Pemajakan Royalti dalam Perjanjian Penghindaran Pajak Berganda (P3B)
Pemajakan royalti dalam perjanjian penghindaran pajak berganda (P3B) berperan penting dalam mengatur hak pemajakan antarnegara atas penghasilan royalti yang diterima pihak luar negeri.Â
Royalti adalah pembayaran atas penggunaan atau hak menggunakan aset tak berwujud, seperti hak cipta, paten, atau teknologi. Dengan perkembangan ekonomi berbasis pengetahuan, ketentuan mengenai royalti ini semakin relevan, terutama dalam industri teknologi informasi dan komunikasi yang melibatkan transaksi lintas negara atas perangkat lunak, hak paten, dan know-how.
Struktur dan Isi Pasal 12 OECD Model tentang Royalti
Pasal 12 Model Konvensi OECD membagi hak pemajakan royalti antara negara sumber dan negara domisili. Pasal ini memiliki beberapa ketentuan inti:
- Hak Pemajakan Eksklusif di Negara Domisili (Ayat 1): Pasal 12 ayat (1) dalam Model OECD memberikan hak pemajakan eksklusif kepada negara domisili penerima royalti, sehingga negara sumber tidak memungut pajak atas penghasilan royalti yang diterima dari negara tersebut, kecuali jika penerima royalti memiliki badan usaha tetap (BUT) di negara sumber yang berhubungan langsung dengan pembayaran royalti tersebut.
- Definisi Royalti (Ayat 2): Pasal 12 ayat (2) OECD Model mendefinisikan royalti sebagai pembayaran atas penggunaan atau hak menggunakan karya sastra, seni, atau ilmiah, termasuk film, paten, merek dagang, dan know-how industri, komersial, atau ilmiah. Definisi ini dirancang untuk menjadi komprehensif, sehingga interpretasinya tidak bergantung pada undang-undang domestik masing-masing negara yang menandatangani perjanjian.

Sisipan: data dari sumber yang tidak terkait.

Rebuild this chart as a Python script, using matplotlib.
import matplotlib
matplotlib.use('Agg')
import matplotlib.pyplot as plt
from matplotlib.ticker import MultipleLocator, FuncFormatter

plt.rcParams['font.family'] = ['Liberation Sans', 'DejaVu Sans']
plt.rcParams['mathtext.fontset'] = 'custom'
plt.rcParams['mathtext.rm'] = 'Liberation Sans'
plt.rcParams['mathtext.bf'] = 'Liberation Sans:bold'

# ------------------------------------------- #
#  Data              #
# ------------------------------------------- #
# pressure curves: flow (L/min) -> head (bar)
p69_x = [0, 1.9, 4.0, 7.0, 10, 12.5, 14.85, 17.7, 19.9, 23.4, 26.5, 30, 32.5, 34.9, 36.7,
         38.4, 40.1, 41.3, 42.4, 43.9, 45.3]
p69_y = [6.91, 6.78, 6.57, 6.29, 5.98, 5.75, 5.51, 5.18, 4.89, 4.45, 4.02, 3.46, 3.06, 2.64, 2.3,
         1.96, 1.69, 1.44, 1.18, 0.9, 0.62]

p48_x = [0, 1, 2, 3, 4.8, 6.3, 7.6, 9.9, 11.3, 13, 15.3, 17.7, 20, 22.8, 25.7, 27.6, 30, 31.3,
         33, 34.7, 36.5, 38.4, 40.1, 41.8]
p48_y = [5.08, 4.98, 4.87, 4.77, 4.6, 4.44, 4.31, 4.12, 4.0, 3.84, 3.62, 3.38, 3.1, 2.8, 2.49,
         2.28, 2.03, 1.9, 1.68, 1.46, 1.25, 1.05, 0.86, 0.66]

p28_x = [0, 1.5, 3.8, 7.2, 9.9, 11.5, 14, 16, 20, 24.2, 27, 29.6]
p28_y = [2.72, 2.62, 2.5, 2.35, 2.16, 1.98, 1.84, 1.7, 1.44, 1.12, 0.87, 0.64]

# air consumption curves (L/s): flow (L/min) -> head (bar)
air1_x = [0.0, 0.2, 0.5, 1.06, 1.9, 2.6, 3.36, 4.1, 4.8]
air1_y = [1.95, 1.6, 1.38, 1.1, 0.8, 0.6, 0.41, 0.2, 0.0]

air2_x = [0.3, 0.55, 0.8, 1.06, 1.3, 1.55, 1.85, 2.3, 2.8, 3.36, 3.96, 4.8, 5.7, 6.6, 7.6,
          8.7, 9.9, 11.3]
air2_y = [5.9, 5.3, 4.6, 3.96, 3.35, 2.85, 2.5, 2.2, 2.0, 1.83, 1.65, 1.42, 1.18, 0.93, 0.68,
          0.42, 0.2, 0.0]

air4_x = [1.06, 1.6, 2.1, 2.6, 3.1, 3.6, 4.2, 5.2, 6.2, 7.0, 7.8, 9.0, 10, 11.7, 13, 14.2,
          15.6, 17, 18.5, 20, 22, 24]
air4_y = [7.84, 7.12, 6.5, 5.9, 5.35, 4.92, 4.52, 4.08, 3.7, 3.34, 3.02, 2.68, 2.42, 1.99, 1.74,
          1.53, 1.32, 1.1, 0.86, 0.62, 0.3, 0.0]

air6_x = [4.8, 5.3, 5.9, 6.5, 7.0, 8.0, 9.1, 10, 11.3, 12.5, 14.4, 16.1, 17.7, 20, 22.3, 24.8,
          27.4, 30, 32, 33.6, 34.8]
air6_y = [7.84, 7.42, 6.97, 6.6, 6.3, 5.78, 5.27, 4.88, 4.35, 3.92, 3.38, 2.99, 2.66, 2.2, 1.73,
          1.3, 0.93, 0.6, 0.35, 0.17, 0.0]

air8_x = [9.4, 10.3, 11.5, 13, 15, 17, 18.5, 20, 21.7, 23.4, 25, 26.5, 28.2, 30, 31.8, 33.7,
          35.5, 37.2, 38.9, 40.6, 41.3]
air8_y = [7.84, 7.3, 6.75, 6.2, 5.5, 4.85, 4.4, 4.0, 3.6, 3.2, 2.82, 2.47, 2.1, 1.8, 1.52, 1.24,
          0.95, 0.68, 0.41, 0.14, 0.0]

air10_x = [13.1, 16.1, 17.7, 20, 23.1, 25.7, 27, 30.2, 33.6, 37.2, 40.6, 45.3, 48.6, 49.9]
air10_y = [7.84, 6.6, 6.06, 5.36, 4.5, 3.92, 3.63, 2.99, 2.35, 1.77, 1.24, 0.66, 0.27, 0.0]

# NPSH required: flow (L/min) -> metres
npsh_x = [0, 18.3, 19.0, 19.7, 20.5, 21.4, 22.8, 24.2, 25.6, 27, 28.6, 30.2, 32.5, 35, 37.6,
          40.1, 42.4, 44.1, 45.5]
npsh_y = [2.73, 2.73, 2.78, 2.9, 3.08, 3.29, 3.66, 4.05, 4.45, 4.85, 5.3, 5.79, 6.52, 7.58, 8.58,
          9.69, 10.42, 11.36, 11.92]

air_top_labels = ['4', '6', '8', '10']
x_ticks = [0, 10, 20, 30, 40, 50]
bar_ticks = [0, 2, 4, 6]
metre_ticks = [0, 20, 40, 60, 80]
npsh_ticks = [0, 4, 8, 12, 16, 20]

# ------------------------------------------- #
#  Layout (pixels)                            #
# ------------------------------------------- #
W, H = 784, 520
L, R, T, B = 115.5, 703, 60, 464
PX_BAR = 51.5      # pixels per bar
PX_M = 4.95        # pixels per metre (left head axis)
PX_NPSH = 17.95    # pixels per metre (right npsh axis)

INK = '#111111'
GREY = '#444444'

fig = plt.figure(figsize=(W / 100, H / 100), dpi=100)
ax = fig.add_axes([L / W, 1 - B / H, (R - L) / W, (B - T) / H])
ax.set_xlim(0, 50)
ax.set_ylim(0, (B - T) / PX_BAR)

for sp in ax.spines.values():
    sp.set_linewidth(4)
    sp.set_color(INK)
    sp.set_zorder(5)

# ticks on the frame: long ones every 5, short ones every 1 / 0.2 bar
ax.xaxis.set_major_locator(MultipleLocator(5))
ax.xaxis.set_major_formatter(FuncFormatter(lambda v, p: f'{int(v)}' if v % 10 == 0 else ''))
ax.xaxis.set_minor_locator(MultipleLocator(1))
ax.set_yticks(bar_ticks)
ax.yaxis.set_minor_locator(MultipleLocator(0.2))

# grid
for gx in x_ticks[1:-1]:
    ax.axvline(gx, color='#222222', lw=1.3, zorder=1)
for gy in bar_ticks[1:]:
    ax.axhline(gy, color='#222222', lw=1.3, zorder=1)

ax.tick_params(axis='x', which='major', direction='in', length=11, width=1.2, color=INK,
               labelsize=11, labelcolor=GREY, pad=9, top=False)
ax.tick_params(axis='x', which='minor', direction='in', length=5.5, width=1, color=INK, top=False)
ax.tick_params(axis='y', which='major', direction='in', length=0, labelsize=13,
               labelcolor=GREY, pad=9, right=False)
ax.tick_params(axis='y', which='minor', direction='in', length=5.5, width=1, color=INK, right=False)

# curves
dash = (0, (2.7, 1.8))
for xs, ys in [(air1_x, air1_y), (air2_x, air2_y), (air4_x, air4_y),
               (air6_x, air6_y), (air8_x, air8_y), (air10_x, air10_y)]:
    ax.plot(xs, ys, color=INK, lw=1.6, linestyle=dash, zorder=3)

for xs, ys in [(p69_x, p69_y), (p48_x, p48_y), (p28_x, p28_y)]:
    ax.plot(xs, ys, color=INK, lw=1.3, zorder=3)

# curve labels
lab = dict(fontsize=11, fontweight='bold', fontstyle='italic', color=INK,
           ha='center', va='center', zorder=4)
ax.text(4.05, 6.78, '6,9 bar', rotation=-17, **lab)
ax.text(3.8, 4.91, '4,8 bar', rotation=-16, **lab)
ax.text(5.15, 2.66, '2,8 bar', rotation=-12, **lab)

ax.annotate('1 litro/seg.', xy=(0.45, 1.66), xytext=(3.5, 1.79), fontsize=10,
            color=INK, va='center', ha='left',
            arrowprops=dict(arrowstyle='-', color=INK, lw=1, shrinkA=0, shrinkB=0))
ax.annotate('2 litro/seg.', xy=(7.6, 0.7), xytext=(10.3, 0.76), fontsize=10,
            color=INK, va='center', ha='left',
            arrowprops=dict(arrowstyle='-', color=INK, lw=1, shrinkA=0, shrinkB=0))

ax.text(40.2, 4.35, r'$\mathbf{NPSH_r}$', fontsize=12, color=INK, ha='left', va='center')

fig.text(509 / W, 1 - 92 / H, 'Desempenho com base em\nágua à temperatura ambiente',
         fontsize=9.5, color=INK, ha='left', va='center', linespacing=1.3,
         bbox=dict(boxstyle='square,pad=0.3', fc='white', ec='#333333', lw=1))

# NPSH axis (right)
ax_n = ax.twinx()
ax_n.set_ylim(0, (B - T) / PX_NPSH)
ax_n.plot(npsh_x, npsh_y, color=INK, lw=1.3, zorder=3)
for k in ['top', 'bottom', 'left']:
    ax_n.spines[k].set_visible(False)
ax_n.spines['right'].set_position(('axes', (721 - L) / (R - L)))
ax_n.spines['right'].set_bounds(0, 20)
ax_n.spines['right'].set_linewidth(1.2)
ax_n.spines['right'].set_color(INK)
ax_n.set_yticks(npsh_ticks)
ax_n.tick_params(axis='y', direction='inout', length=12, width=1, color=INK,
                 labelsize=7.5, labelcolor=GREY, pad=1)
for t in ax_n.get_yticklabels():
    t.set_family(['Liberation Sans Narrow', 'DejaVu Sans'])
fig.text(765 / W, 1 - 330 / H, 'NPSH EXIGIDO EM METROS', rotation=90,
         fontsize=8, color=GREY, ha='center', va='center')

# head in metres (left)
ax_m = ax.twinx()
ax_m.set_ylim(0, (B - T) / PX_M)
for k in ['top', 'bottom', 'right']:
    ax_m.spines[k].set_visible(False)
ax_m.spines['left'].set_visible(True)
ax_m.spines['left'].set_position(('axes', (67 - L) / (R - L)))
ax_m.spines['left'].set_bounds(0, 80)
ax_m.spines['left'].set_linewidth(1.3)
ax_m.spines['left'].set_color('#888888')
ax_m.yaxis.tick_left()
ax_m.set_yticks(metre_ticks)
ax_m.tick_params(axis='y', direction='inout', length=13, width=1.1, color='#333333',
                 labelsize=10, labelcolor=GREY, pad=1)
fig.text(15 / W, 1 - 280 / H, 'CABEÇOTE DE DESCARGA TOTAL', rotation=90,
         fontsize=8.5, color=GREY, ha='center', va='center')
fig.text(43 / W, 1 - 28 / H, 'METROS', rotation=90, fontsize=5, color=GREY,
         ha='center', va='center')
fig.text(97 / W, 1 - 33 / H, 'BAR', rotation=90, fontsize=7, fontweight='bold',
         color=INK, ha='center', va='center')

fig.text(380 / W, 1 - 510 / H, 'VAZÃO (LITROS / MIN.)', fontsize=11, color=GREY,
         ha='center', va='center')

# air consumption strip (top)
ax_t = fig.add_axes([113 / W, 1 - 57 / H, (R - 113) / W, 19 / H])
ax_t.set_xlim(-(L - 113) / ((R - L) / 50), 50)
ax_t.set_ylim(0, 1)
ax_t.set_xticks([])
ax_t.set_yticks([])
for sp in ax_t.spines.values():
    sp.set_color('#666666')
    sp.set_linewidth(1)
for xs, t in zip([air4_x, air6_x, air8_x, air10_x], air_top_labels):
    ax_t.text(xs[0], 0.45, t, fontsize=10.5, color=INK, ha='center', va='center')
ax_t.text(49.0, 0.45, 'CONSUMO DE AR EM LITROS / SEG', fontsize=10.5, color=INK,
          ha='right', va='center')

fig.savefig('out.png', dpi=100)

- Ketentuan untuk Badan Usaha Tetap (Ayat 3): Pasal 12 ayat (3) menyatakan bahwa jika penerima royalti memiliki BUT di negara sumber, dan hak atau properti yang terkait royalti tersebut secara efektif terhubung dengan BUT, maka royalti akan diperlakukan sebagai laba usaha yang dikenakan pajak di negara sumber sesuai Pasal 7 OECD Model.
- Pembayaran Royalti Antar Perusahaan Afiliasi (Ayat 4): Ayat ini mengatur bahwa pembayaran royalti yang dilakukan antar perusahaan afiliasi harus sesuai dengan prinsip kewajaran. Jika pembayaran melebihi nilai wajar (misalnya karena adanya hubungan istimewa), maka kelebihan jumlah royalti tersebut dapat dikenakan pajak sesuai ketentuan domestik negara sumber.
Perbedaan Antara OECD dan UN Model
1. Hak Pemajakan atas Royalti
- OECD Model: Mengutamakan hak pemajakan royalti pada negara domisili penerima royalti (residence country). Artinya, negara tempat penerima royalti berdomisili memiliki hak eksklusif untuk memajaki royalti. Negara sumber (source country) tidak memiliki hak untuk memungut pajak royalti yang dibayarkan ke luar negeri.
- UN Model: Memberikan hak pemajakan terbatas kepada negara sumber selain negara domisili. Dalam hal ini, negara sumber, yaitu negara tempat royalti dihasilkan, juga memiliki hak untuk mengenakan pajak dengan batas tarif tertentu. Hak ini dirancang untuk melindungi kepentingan negara-negara berkembang, yang cenderung menjadi negara sumber royalti yang dibayarkan ke negara maju.